WORK TO DO: Line by line, repeat the data below exactly, beginning at the first line and ending at the line with "FW, FH = 1167, 682". Omit pictures.

DATASET CONTENT:
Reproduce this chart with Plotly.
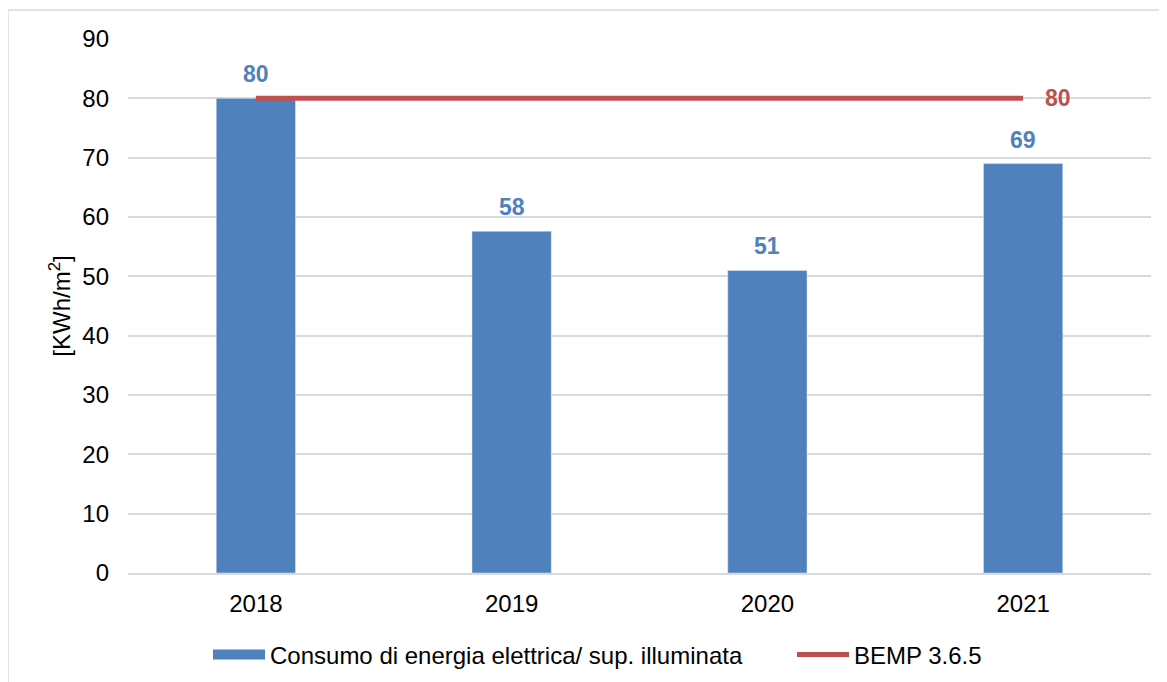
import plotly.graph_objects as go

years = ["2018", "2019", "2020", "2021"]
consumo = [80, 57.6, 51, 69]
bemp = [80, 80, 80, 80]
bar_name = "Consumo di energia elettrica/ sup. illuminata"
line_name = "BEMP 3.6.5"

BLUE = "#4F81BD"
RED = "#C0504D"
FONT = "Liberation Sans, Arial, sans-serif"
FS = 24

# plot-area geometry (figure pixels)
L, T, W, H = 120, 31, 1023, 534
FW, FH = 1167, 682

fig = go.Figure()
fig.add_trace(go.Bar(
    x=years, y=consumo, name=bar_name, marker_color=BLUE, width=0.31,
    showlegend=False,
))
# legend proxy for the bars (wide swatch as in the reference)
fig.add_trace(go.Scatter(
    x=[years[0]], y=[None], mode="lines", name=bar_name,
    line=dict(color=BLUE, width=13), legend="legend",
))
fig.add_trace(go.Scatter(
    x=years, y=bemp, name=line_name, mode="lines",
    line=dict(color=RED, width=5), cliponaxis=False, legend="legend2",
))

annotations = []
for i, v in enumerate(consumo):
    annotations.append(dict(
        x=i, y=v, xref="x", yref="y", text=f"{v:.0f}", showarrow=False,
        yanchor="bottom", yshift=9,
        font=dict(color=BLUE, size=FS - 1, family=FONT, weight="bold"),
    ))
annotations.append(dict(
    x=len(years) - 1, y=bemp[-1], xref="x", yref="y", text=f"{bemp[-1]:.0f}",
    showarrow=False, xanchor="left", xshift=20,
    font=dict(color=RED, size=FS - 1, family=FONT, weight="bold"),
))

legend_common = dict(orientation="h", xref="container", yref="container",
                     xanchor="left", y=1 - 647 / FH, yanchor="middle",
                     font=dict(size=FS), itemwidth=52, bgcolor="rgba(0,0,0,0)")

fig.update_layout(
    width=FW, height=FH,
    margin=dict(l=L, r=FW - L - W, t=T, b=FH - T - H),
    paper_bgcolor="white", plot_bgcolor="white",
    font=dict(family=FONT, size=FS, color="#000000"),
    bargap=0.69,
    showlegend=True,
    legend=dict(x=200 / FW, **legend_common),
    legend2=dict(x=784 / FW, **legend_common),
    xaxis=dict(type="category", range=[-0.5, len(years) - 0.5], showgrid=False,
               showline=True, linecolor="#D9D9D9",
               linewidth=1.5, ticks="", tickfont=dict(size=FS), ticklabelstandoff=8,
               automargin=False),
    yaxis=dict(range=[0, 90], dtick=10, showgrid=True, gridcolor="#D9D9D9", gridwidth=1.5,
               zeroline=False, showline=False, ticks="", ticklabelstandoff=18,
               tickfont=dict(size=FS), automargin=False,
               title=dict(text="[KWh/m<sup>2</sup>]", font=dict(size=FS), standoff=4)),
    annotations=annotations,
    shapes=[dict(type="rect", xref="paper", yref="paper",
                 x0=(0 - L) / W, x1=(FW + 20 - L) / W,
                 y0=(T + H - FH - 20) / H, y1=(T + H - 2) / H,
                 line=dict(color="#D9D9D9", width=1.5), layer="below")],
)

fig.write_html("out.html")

COMPLETED TASK:
Reproduce this chart with Plotly.
import plotly.graph_objects as go

years = ["2018", "2019", "2020", "2021"]
consumo = [80, 57.6, 51, 69]
bemp = [80, 80, 80, 80]
bar_name = "Consumo di energia elettrica/ sup. illuminata"
line_name = "BEMP 3.6.5"

BLUE = "#4F81BD"
RED = "#C0504D"
FONT = "Liberation Sans, Arial, sans-serif"
FS = 24

# plot-area geometry (figure pixels)
L, T, W, H = 120, 31, 1023, 534
FW, FH = 1167, 682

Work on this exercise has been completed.